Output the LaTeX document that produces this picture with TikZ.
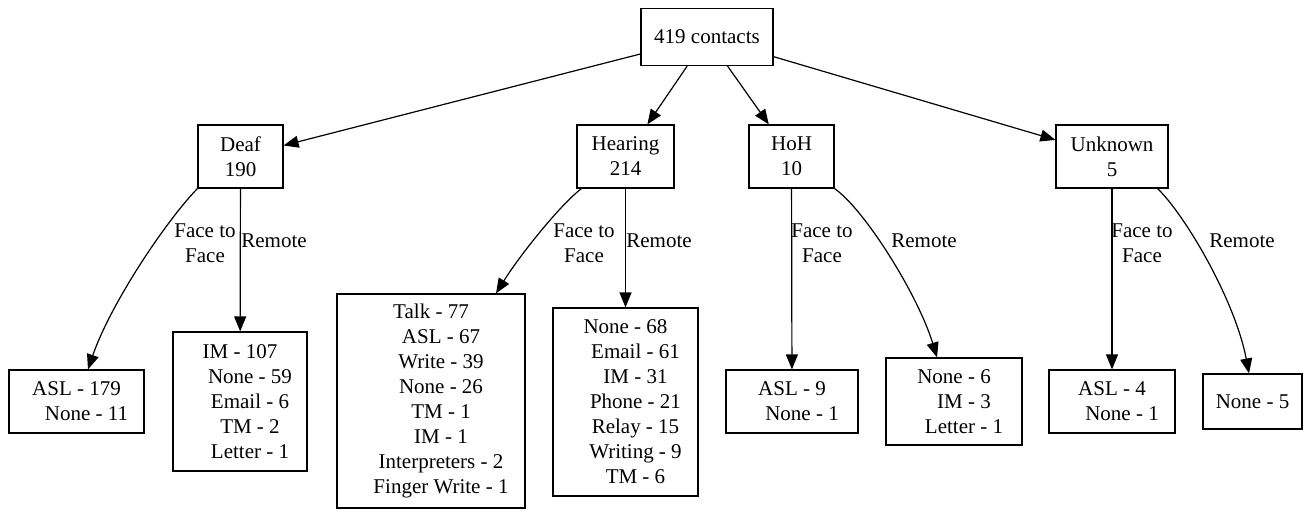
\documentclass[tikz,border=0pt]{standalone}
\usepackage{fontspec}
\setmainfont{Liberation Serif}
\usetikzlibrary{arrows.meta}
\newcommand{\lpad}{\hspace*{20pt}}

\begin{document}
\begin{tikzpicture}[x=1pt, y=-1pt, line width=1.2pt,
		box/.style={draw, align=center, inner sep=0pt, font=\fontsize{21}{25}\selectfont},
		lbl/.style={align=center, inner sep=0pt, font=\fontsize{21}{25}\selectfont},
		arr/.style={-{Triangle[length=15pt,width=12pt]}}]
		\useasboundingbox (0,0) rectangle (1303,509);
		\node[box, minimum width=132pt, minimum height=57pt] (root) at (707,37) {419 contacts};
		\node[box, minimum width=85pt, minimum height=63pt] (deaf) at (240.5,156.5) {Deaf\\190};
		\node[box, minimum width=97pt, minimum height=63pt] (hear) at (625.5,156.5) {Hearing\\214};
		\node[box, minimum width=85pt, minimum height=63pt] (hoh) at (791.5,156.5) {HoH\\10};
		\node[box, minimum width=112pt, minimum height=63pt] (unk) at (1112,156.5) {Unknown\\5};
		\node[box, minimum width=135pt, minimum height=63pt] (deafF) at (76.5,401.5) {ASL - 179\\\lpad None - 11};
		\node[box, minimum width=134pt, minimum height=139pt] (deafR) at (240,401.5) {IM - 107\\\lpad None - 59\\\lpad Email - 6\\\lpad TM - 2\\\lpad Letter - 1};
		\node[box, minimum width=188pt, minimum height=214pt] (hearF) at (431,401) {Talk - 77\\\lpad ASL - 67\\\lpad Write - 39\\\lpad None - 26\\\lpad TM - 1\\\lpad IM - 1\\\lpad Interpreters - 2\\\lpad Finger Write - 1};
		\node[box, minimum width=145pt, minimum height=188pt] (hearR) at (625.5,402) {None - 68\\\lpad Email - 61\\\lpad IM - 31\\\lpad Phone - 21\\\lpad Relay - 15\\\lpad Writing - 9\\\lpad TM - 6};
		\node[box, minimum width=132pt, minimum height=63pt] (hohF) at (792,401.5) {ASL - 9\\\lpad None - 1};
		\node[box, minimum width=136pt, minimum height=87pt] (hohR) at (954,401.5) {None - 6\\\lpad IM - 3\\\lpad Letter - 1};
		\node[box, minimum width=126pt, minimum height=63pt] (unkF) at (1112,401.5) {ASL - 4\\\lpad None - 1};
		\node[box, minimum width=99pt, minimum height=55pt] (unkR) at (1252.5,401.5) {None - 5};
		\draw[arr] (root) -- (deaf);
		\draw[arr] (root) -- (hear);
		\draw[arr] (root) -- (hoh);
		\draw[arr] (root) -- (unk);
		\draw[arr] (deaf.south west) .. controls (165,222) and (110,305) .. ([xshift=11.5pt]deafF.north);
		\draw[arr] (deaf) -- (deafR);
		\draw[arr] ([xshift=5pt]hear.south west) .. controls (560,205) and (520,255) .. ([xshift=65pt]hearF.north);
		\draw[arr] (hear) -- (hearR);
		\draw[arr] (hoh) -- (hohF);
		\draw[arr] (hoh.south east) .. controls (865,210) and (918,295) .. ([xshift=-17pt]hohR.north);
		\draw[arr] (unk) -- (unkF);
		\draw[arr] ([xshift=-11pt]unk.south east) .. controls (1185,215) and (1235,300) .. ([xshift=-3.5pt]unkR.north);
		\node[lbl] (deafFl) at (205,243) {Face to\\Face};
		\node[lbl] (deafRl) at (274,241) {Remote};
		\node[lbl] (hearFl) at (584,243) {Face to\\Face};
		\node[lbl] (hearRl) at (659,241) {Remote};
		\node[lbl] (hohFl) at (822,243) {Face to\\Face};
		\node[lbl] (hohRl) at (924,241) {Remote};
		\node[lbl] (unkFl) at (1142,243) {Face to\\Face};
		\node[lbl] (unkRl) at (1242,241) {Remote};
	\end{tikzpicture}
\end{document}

==

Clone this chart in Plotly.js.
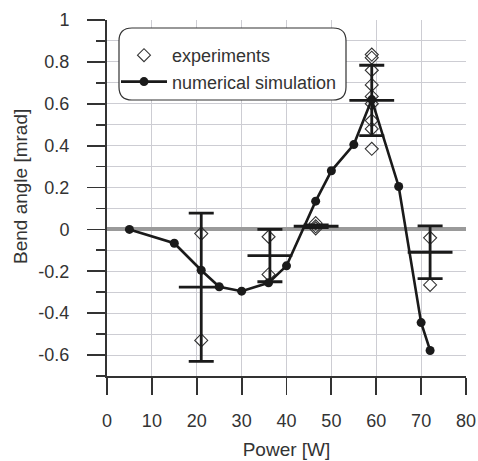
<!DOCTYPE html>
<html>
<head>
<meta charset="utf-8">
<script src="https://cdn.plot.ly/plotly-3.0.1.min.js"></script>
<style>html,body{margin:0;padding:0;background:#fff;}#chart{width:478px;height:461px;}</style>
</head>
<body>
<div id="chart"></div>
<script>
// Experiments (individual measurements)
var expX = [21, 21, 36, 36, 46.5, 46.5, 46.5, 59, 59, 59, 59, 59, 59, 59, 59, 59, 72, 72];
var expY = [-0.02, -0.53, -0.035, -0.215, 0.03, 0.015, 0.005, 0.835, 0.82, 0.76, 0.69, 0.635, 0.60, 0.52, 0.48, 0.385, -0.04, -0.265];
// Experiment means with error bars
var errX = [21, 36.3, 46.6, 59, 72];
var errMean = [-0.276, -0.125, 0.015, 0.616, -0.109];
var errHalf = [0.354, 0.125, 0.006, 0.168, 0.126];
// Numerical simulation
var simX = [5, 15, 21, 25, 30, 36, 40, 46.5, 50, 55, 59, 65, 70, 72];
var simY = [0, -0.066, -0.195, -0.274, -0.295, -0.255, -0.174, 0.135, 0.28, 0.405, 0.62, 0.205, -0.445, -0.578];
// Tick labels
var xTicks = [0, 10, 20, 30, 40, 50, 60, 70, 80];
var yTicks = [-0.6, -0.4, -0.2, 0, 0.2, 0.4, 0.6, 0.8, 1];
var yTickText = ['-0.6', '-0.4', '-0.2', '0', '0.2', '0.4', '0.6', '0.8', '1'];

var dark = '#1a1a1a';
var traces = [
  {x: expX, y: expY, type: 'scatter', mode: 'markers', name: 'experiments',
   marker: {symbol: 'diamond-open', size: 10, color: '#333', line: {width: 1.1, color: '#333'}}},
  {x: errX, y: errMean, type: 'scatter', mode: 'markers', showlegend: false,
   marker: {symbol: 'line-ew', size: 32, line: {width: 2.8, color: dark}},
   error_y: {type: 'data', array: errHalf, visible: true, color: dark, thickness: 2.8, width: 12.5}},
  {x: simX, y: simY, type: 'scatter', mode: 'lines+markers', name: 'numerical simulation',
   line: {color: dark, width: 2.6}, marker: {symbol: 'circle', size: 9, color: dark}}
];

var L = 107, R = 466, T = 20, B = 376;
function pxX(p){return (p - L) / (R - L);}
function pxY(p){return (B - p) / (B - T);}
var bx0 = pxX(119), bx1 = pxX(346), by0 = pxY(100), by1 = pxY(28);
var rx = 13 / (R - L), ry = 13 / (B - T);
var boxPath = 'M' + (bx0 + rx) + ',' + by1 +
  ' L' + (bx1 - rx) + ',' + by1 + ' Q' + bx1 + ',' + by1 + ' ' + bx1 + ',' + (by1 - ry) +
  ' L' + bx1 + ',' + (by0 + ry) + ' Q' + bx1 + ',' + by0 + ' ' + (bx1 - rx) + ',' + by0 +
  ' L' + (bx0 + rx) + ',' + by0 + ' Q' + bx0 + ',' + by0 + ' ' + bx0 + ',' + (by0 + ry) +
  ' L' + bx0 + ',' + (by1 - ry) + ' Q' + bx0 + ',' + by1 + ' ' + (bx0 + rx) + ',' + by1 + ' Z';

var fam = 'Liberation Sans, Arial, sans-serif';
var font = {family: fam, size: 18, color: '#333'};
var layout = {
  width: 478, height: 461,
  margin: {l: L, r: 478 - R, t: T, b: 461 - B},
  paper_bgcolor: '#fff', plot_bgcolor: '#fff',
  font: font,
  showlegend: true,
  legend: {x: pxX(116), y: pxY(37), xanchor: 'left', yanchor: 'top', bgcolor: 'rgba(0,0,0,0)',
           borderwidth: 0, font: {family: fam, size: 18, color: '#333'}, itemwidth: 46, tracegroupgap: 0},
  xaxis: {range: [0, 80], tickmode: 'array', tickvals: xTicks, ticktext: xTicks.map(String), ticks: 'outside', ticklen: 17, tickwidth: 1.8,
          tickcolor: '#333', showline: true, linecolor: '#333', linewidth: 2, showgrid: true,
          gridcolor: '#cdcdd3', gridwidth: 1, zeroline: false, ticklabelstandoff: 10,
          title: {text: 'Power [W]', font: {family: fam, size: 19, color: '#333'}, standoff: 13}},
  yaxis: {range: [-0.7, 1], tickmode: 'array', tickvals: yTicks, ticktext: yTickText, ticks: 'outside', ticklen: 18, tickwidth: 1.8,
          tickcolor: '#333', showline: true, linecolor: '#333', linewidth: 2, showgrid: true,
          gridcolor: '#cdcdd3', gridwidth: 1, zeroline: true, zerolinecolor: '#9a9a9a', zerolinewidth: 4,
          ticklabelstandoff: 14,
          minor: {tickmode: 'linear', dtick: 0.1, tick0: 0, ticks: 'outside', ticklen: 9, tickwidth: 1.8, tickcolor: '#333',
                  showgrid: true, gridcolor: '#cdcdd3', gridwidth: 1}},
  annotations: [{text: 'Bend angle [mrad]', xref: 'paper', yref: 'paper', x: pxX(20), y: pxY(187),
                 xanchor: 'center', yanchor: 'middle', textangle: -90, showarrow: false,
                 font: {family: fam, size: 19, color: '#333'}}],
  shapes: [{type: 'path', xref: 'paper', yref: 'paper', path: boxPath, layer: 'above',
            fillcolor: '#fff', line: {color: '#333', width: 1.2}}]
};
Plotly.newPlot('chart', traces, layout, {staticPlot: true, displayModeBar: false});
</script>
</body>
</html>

● **Stated exercise**
Go through the entries and return each line where the word "this" appears.

● **Exercise result**
Output the LaTeX document that produces this picture with TikZ.
Clone this chart in Plotly.js.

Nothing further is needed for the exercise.